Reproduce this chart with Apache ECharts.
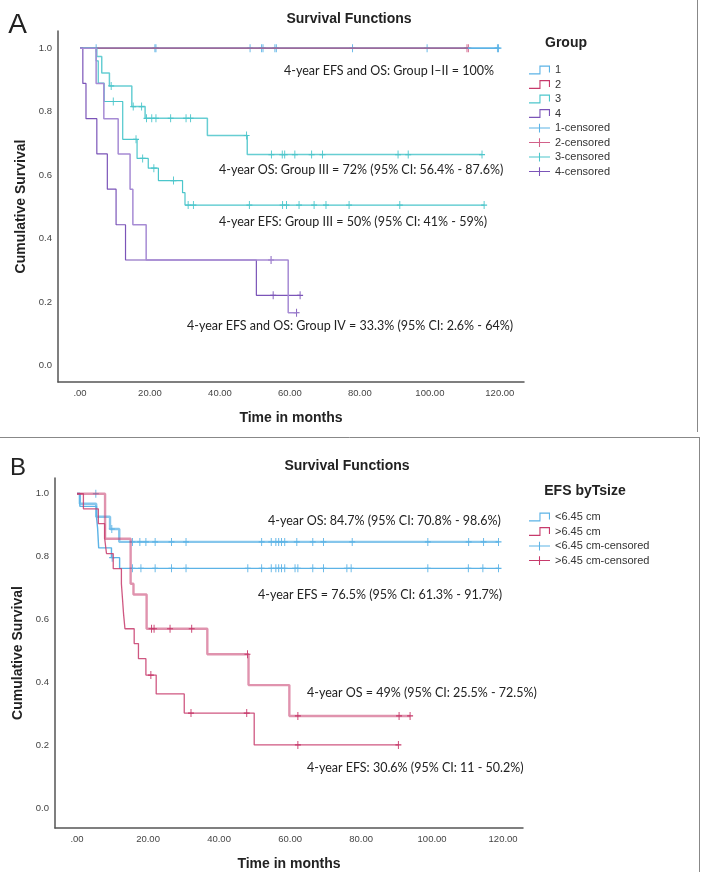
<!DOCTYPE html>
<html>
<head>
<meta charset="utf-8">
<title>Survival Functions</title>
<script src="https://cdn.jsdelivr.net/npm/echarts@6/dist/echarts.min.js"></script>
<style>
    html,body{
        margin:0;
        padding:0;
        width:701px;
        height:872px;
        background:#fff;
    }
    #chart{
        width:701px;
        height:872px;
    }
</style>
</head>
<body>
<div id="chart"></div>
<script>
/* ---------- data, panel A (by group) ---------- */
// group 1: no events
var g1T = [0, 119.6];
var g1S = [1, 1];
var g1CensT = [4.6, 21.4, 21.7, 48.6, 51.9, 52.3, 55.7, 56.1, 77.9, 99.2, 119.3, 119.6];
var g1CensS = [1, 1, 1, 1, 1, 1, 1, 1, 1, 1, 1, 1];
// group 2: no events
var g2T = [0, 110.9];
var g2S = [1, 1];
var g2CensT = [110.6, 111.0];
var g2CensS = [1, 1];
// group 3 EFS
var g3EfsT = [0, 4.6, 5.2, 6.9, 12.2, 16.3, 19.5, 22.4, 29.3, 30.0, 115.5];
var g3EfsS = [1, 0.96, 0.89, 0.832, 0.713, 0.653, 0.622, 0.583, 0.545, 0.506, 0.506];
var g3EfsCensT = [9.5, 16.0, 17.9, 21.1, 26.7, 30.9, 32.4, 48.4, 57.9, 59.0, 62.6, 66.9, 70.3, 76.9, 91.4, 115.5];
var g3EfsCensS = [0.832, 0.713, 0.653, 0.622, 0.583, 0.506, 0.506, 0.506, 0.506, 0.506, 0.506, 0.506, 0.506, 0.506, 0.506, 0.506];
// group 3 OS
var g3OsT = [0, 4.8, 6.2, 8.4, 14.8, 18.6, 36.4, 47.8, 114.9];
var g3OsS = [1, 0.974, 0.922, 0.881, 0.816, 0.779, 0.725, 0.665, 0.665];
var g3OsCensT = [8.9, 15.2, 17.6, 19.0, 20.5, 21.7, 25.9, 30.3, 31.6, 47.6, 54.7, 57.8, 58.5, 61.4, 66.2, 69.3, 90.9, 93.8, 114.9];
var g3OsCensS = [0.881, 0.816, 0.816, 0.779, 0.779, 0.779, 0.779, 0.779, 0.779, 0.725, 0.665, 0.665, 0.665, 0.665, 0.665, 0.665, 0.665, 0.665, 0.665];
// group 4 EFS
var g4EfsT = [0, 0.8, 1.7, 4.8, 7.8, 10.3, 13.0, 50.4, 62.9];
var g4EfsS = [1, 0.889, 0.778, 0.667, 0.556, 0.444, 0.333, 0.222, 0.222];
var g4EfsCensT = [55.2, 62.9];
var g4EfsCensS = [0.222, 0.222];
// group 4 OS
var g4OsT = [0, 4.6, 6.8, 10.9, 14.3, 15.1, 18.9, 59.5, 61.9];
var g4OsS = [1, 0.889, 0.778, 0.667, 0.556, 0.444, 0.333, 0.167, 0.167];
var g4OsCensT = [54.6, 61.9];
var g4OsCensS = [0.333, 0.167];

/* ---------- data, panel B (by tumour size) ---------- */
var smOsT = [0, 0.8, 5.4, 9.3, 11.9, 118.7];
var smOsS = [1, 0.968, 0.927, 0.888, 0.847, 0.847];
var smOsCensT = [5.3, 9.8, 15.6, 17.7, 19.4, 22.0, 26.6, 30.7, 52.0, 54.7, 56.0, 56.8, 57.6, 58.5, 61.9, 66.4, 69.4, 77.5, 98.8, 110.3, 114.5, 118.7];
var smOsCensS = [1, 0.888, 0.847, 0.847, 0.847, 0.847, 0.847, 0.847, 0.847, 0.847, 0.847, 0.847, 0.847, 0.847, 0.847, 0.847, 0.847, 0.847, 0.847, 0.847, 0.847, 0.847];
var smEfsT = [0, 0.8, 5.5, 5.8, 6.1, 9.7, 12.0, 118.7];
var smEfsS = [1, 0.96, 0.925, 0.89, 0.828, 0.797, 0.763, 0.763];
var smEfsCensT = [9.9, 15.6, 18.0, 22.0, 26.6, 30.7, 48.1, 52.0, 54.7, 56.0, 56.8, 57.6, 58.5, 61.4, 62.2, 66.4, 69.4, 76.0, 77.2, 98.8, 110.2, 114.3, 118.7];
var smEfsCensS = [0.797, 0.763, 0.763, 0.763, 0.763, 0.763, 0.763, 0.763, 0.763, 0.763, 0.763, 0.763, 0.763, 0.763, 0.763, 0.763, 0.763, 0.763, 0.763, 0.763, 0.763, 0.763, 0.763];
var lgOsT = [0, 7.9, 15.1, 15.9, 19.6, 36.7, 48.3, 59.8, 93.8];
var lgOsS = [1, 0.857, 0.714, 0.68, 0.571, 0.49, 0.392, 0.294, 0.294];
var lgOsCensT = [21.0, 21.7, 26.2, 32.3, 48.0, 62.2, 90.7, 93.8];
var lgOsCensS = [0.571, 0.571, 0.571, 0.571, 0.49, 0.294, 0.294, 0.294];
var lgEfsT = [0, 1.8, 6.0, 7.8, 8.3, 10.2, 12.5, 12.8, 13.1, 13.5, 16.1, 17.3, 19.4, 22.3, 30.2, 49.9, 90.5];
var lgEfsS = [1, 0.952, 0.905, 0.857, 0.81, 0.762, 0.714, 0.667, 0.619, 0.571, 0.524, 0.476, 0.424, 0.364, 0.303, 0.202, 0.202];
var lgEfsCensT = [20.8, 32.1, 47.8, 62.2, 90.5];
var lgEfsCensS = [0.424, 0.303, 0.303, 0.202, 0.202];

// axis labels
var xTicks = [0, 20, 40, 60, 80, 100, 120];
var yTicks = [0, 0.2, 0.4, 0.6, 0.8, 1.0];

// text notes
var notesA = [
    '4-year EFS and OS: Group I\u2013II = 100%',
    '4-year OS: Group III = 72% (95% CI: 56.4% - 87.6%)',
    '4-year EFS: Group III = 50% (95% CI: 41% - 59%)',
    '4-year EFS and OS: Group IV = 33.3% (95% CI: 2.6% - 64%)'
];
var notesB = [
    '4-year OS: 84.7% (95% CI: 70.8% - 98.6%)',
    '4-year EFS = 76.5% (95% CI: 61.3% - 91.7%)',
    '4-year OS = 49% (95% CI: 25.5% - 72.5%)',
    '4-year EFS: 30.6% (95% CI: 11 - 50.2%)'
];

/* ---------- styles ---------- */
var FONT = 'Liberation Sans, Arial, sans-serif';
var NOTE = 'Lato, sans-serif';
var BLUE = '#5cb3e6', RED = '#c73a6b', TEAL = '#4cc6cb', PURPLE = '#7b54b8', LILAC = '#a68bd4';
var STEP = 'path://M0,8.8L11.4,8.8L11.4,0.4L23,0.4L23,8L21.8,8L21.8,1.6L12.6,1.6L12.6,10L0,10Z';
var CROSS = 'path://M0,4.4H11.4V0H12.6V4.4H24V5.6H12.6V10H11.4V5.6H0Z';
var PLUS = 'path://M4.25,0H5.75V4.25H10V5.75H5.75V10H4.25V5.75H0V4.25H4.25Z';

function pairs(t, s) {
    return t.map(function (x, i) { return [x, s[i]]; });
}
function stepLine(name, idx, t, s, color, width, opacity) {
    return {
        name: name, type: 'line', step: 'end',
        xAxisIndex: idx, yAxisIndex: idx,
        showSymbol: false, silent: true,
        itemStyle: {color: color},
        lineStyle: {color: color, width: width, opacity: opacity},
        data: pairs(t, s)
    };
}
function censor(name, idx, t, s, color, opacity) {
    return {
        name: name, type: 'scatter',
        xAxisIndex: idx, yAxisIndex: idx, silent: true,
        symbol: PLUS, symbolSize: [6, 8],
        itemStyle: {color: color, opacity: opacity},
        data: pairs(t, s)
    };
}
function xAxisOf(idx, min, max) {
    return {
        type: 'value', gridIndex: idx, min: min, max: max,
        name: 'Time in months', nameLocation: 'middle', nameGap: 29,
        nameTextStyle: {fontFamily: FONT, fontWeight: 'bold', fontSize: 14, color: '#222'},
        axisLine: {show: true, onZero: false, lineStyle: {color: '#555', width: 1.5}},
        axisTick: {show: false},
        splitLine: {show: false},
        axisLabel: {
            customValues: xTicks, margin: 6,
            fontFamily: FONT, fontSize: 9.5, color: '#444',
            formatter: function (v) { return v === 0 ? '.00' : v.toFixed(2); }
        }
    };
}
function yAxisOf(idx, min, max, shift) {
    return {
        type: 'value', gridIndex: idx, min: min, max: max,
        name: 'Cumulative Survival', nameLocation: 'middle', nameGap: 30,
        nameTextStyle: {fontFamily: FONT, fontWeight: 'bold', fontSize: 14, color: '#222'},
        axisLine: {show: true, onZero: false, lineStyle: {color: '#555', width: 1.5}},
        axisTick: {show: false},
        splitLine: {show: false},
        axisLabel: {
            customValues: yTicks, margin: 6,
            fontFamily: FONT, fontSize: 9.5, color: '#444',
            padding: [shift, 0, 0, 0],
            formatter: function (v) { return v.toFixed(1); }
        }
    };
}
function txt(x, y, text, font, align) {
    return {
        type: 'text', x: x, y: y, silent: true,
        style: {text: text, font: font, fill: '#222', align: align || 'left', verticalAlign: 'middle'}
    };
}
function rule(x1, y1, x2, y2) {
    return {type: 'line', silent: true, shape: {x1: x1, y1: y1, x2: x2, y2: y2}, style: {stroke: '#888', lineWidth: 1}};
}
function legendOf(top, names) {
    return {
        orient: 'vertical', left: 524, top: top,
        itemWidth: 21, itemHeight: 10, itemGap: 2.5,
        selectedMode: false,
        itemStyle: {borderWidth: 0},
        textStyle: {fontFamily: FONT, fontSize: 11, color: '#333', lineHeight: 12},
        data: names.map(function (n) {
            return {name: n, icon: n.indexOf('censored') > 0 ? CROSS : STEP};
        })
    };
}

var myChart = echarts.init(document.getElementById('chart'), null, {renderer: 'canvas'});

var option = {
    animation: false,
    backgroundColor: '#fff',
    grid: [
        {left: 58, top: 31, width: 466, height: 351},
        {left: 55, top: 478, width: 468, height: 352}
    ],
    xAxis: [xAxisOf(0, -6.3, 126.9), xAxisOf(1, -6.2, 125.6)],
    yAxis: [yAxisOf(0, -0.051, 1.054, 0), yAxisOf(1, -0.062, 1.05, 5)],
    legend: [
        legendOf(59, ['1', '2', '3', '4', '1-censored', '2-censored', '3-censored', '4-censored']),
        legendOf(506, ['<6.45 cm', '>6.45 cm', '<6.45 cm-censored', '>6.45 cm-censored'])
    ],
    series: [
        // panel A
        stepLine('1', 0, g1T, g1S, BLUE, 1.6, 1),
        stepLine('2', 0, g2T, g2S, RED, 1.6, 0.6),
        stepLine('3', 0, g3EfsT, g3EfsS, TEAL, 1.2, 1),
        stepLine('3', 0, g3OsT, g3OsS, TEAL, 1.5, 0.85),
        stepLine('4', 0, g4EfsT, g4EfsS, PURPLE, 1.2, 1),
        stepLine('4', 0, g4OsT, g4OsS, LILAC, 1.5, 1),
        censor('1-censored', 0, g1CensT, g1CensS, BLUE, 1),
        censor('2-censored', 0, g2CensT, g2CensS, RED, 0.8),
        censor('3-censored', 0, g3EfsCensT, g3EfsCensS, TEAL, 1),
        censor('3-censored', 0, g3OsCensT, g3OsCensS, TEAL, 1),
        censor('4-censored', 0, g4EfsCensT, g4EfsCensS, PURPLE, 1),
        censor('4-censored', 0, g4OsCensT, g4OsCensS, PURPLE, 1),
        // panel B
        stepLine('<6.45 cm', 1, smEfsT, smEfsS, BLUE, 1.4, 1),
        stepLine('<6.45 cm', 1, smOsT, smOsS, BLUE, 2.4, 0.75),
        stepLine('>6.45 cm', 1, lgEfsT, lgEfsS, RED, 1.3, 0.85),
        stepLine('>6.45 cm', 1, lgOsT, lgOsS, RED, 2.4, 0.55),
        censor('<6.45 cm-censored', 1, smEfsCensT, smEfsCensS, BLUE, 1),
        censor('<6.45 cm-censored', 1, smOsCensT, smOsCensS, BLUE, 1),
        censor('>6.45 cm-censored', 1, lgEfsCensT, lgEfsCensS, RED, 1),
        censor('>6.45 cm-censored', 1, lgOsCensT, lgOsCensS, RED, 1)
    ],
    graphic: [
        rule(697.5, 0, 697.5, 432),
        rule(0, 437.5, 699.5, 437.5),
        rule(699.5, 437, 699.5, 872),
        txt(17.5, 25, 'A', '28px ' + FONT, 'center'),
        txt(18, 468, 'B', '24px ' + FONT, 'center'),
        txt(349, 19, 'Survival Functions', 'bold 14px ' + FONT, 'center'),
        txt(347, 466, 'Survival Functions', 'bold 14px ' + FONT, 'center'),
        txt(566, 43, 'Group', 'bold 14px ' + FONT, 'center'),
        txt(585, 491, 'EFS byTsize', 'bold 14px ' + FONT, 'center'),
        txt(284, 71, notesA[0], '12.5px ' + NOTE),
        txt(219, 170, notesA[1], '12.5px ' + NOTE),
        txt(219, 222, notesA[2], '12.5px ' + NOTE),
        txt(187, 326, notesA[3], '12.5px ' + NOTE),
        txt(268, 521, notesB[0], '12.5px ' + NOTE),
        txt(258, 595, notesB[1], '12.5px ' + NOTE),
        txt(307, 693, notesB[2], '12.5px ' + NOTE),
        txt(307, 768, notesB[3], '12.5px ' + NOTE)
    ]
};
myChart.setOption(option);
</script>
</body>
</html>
----
Give again, word for word, every line from the top of the data above to the line holding "var g4OsCensS = [0.333, 0.167];", inclusive, with the pictures left out.

Reproduce this chart with Apache ECharts.
<!DOCTYPE html>
<html>
<head>
<meta charset="utf-8">
<title>Survival Functions</title>
<script src="https://cdn.jsdelivr.net/npm/echarts@6/dist/echarts.min.js"></script>
<style>
    html,body{
        margin:0;
        padding:0;
        width:701px;
        height:872px;
        background:#fff;
    }
    #chart{
        width:701px;
        height:872px;
    }
</style>
</head>
<body>
<div id="chart"></div>
<script>
/* ---------- data, panel A (by group) ---------- */
// group 1: no events
var g1T = [0, 119.6];
var g1S = [1, 1];
var g1CensT = [4.6, 21.4, 21.7, 48.6, 51.9, 52.3, 55.7, 56.1, 77.9, 99.2, 119.3, 119.6];
var g1CensS = [1, 1, 1, 1, 1, 1, 1, 1, 1, 1, 1, 1];
// group 2: no events
var g2T = [0, 110.9];
var g2S = [1, 1];
var g2CensT = [110.6, 111.0];
var g2CensS = [1, 1];
// group 3 EFS
var g3EfsT = [0, 4.6, 5.2, 6.9, 12.2, 16.3, 19.5, 22.4, 29.3, 30.0, 115.5];
var g3EfsS = [1, 0.96, 0.89, 0.832, 0.713, 0.653, 0.622, 0.583, 0.545, 0.506, 0.506];
var g3EfsCensT = [9.5, 16.0, 17.9, 21.1, 26.7, 30.9, 32.4, 48.4, 57.9, 59.0, 62.6, 66.9, 70.3, 76.9, 91.4, 115.5];
var g3EfsCensS = [0.832, 0.713, 0.653, 0.622, 0.583, 0.506, 0.506, 0.506, 0.506, 0.506, 0.506, 0.506, 0.506, 0.506, 0.506, 0.506];
// group 3 OS
var g3OsT = [0, 4.8, 6.2, 8.4, 14.8, 18.6, 36.4, 47.8, 114.9];
var g3OsS = [1, 0.974, 0.922, 0.881, 0.816, 0.779, 0.725, 0.665, 0.665];
var g3OsCensT = [8.9, 15.2, 17.6, 19.0, 20.5, 21.7, 25.9, 30.3, 31.6, 47.6, 54.7, 57.8, 58.5, 61.4, 66.2, 69.3, 90.9, 93.8, 114.9];
var g3OsCensS = [0.881, 0.816, 0.816, 0.779, 0.779, 0.779, 0.779, 0.779, 0.779, 0.725, 0.665, 0.665, 0.665, 0.665, 0.665, 0.665, 0.665, 0.665, 0.665];
// group 4 EFS
var g4EfsT = [0, 0.8, 1.7, 4.8, 7.8, 10.3, 13.0, 50.4, 62.9];
var g4EfsS = [1, 0.889, 0.778, 0.667, 0.556, 0.444, 0.333, 0.222, 0.222];
var g4EfsCensT = [55.2, 62.9];
var g4EfsCensS = [0.222, 0.222];
// group 4 OS
var g4OsT = [0, 4.6, 6.8, 10.9, 14.3, 15.1, 18.9, 59.5, 61.9];
var g4OsS = [1, 0.889, 0.778, 0.667, 0.556, 0.444, 0.333, 0.167, 0.167];
var g4OsCensT = [54.6, 61.9];
var g4OsCensS = [0.333, 0.167];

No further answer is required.